Student reporters are filling gaps in statehouse coverage

Statehouse press corps have shriveled with the newspapers that mainly employed them, but "Under professional direction, student reporters are producing important state-government stories across the country," reports Richard Watts of the University of Vermont, who runs a program that places student reporters in small communities and is tracking university programs that provide local news.

"At the University of Missouri, student stories on lack of high-speed internet service in rural areas in 2018 built momentum for lawmakers to pass new legislation that has provided millions of additional dollars to increase access to broadband," Watts writes. "In early 2023, the University of Florida’s statehouse team broke the story of a $300,000 private swimming pool being built at the mansion occupied free of cost by the university president just before Ben Sasse, a former U.S. senator, assumed that role."

Louisiana State University’s statehouse reporters have seen their stories in 92 publications, Watts reports. "In a companion effort, called the Cold Case Project, students dive deeply into racist murders from the state’s past. In late 2022, a series of stories about the police killing of two students at Southern University led to a public apology by Gov. John Bel Edwards," a Democrat.

A Montana student "wrote a probing story in early 2023 questioning spending in a state fund" for substance-abuse and behavioral-health programs, Watts reports. "The story was republished widely, including in small papers like the Ekalaka Eagle, serving a town of 400 people, as well as the statewide news outlet the Montana Free Press. A week later, [Republican] Gov. Greg Gianforte announced $2.1 million in new spending on universal mental-health screening from the fund."
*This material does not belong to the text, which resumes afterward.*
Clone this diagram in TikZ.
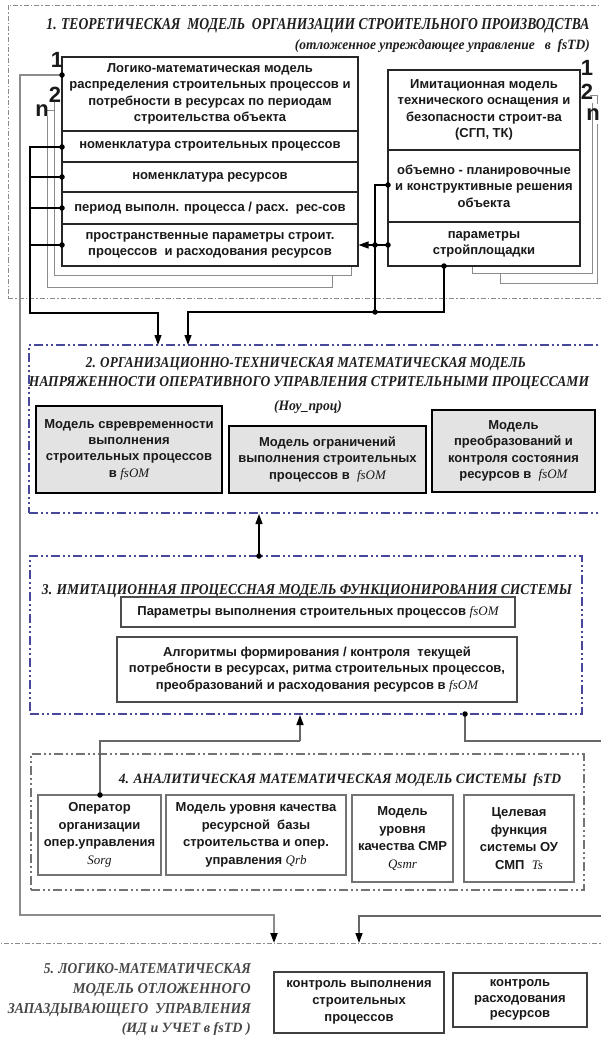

Watts's Community News Service joined the statehouse beat this spring, with a program in which three students each receive six hours of course credit and a $1,000 stipend. They've published at least 23 stories on a wide range of issues. "Students get experience, media outlets get content and the university meets its public-service mission," Watts writes. Private colleges "are largely missing" from the movement, he reports, but in Indiana, "students at tiny Franklin College staff the Statehouse File, producing stories like a deep dive into the KKK’s effects on the state and an examination of pregnancy-related deaths due to new abortion laws."